Mad Professor

Robyn Hitchcock looks back on his long, strange career.

Robyn Hitchcock alt-rock the Beatles
Robyn Hitchcock and his guitar soak up some rays.
Robyn Hitchcock and his guitar soak up some rays.

You can't blame British pop eccentric Robyn Hitchcock for feeling a bit out of time lately. Next week, Yep Roc will release a five-CD box set, I Wanna Go Backwards, which contains three of his early solo albums plus a whopping 57 bonus tracks.

With that project wrapped, Hitchcock is now hard at work prepping even more reissues of his back catalog — a wholly influential canon full of psychedelic garage rock and quirky power pop, all envisioned through his highly fantastical, creative lyrical eye.

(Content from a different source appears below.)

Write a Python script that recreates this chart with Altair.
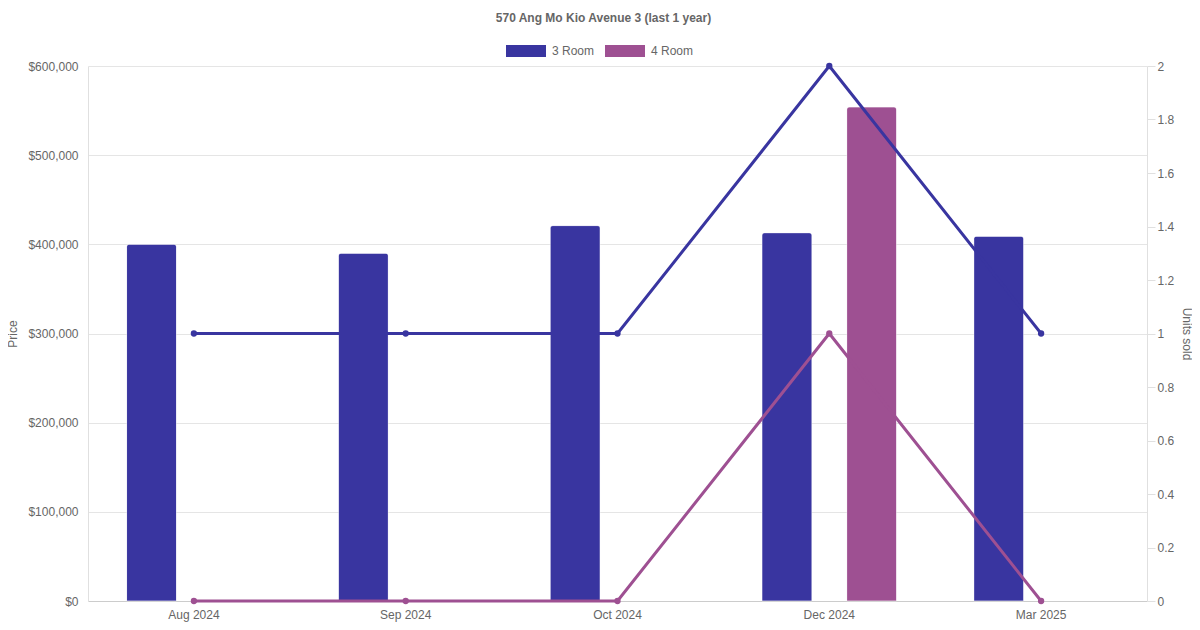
import altair as alt
import pandas as pd

months = ["Aug 2024", "Sep 2024", "Oct 2024", "Dec 2024", "Mar 2025"]
room_types = ["3 Room", "4 Room"]

# average prices (bars)
bar_months = ["Aug 2024", "Sep 2024", "Oct 2024", "Dec 2024", "Dec 2024", "Mar 2025"]
bar_types = ["3 Room", "3 Room", "3 Room", "3 Room", "4 Room", "3 Room"]
bar_prices = [400000, 390000, 421000, 413000, 554000, 409000]

# units sold (lines)
units_3room = [1, 1, 1, 2, 1]
units_4room = [0, 0, 0, 1, 0]

colors = ["#3935a0", "#9e5092"]
FONT = "Liberation Sans"
GREY = "#666666"

bars_df = pd.DataFrame({"month": bar_months, "type": bar_types, "price": bar_prices})
lines_df = pd.DataFrame({
    "month": months * 2,
    "type": ["3 Room"] * len(months) + ["4 Room"] * len(months),
    "units": units_3room + units_4room,
})

x_enc = alt.X("month:O", sort=months, title=None,
              scale=alt.Scale(paddingInner=0, paddingOuter=0),
              axis=alt.Axis(labelAngle=0, ticks=False, labelPadding=8,
                            domainColor="#cccccc", grid=False))
color_enc = alt.Color("type:N", scale=alt.Scale(domain=room_types, range=colors),
                      title=None,
                      legend=alt.Legend(orient="none", legendX=418, legendY=-35,
                                        direction="horizontal",
                                        symbolType="M-1,-0.3L1,-0.3L1,0.3L-1,0.3Z",
                                        symbolSize=1600, symbolStrokeWidth=0,
                                        labelFontSize=12, labelColor=GREY,
                                        labelFont=FONT, columnPadding=10,
                                        labelOffset=6))

bars = alt.Chart(bars_df).mark_bar(
    cornerRadiusTopLeft=3, cornerRadiusTopRight=3, stroke="#ffffff", strokeOpacity=0.35, strokeWidth=1
).encode(
    x=x_enc,
    xOffset=alt.XOffset("type:N", scale=alt.Scale(domain=room_types, paddingInner=0.41, paddingOuter=0.455)),
    y=alt.Y("price:Q", title="Price",
            scale=alt.Scale(domain=[0, 600000], nice=False),
            axis=alt.Axis(orient="left", format="$,.0f",
                          values=[0, 100000, 200000, 300000, 400000, 500000, 600000],
                          ticks=False, labelPadding=10, gridColor="#e5e5e5",
                          domainColor="#e0e0e0", titlePadding=8)),
    color=color_enc,
)

lines = alt.Chart(lines_df).mark_line(strokeWidth=3).encode(
    x=alt.X("month:O", sort=months),
    y=alt.Y("units:Q", title="Units sold",
            scale=alt.Scale(domain=[0, 2], nice=False),
            axis=alt.Axis(orient="right", grid=False, format=".1~f",
                          values=[0, 0.2, 0.4, 0.6, 0.8, 1, 1.2, 1.4, 1.6, 1.8, 2],
                          tickSize=8, tickColor="#e0e0e0", domainColor="#e0e0e0",
                          labelPadding=2, titlePadding=6)),
    color=alt.Color("type:N", scale=alt.Scale(domain=room_types, range=colors), legend=None),
)
points = alt.Chart(lines_df).mark_point(filled=True, size=40, opacity=1).encode(
    x=alt.X("month:O", sort=months),
    y=alt.Y("units:Q"),
    color=alt.Color("type:N", scale=alt.Scale(domain=room_types, range=colors), legend=None),
)

line_layer = alt.layer(lines, points)

chart = alt.layer(bars, line_layer).resolve_scale(y="independent").properties(
    width=1059, height=535,
    title=alt.TitleParams("570 Ang Mo Kio Avenue 3 (last 1 year)", fontSize=12,
                          fontWeight="bold", color=GREY, font=FONT,
                          anchor="middle", frame="group", dx=-14, dy=-6, offset=0),
    autosize=alt.AutoSizeParams(type="none"),
    padding={"left": 80, "top": 58, "right": 45, "bottom": 21},
).configure_view(stroke=None).configure_axis(
    labelFont=FONT, titleFont=FONT, labelFontSize=12, titleFontSize=12,
    labelColor=GREY, titleColor=GREY, titleFontWeight="normal"
)

chart.save("out.html", embed_options={"renderer": "svg", "actions": False})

Is it kind of weird spending time with your past?
Yeah, you do get a bit sick of yourself. On the other hand, it's good to get it out, and it's good to be able to sort of supervise it, I suppose.

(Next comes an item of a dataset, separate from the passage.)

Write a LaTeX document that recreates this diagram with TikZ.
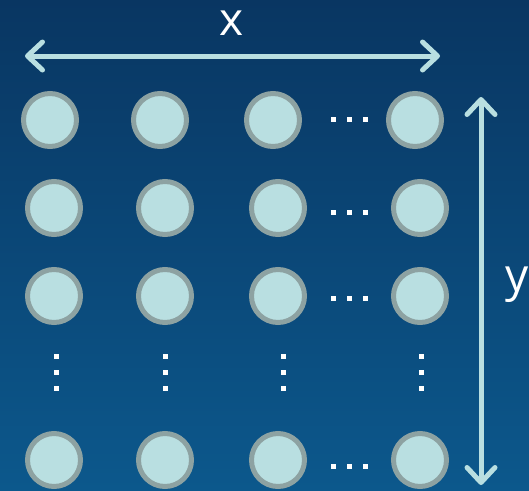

Is this the Egyptians stuff that was really out of print? I know that the early, early stuff is out of print, because I look on eBay every so often, and some of the stuff goes for crazy money.
Basically everything that we have the rights to is coming out. But the stuff that was on A&M [in the late '80s and early '90s] is not in my control. A&M was swallowed by Polygram, which was swallowed by Seagrams, which was then swallowed by Universal, which I think is unswallowable. [The music has] wound up as just some kind of little facet on the multicolored coat of a huge corporate beast. It's a sequin on the jacket of a cosmic goat. And suffice to say, we're not able to access that particular sequin, so we can't get those records out. Even without the major label stuff, there's piles of this keeping me busy for quite a while.

Where is it stored? Is it just kind of archival stuff, like tapes that you're looking though?
It's stored in a giant warehouse in southeast London, where I have 27 boxes. But my 27 boxes are among three or four million other boxes, and you have to give them about two weeks notice to go find your boxes. And they put them down by some doors where there's some light where you can see them. It's a bit like the last scene of Raiders of the Lost Ark. But unlike the Holy Grail, I know exactly where my tapes are. And also unlike the Holy Grail, they have to be baked in a sort of big pizza oven. So these tapes are cooked, and they then are playable, and the acetate doesn't rub off on the machine. So, as you can see, it's a slow process.

When you go back and listen to the stuff on I Wanna Go Backwards, what are your thoughts?
That I was faster when I was younger. You know that you're faster in terms of you're physically faster. You run around more, and you think quicker. But you realize that you actually played songs faster when you were younger.

I can see that. I saw the Police this summer, and it was definitely slower.
Maybe they decided that they wanted to play them at tempos that they are more comfortable with. I've long noticed that if I play old songs from my Soft Boys days, they're about half the speed they are on the record. It's not intentional. But even my solo acoustic stuff is way slower than on record. So if anyone comes to a gig, it's going to take hours.

You played a Sgt. Pepper's tribute gig with a symphony at a festival in Milan. How did that go?
That was fun. We had a bunch of singers in a huge car park. Milan is a bit like L.A. It's not a charming old Italian city. It seems to be just a series of huge industrial buildings linked by traffic jams. So there was this car park, sort of like a mile long, surrounded by monolithic buildings — one of which was filled with people playing guitars, and another was [selling] shoes. I got to sing "I Am the Walrus" with an orchestra, which was really one of the best things I've ever done.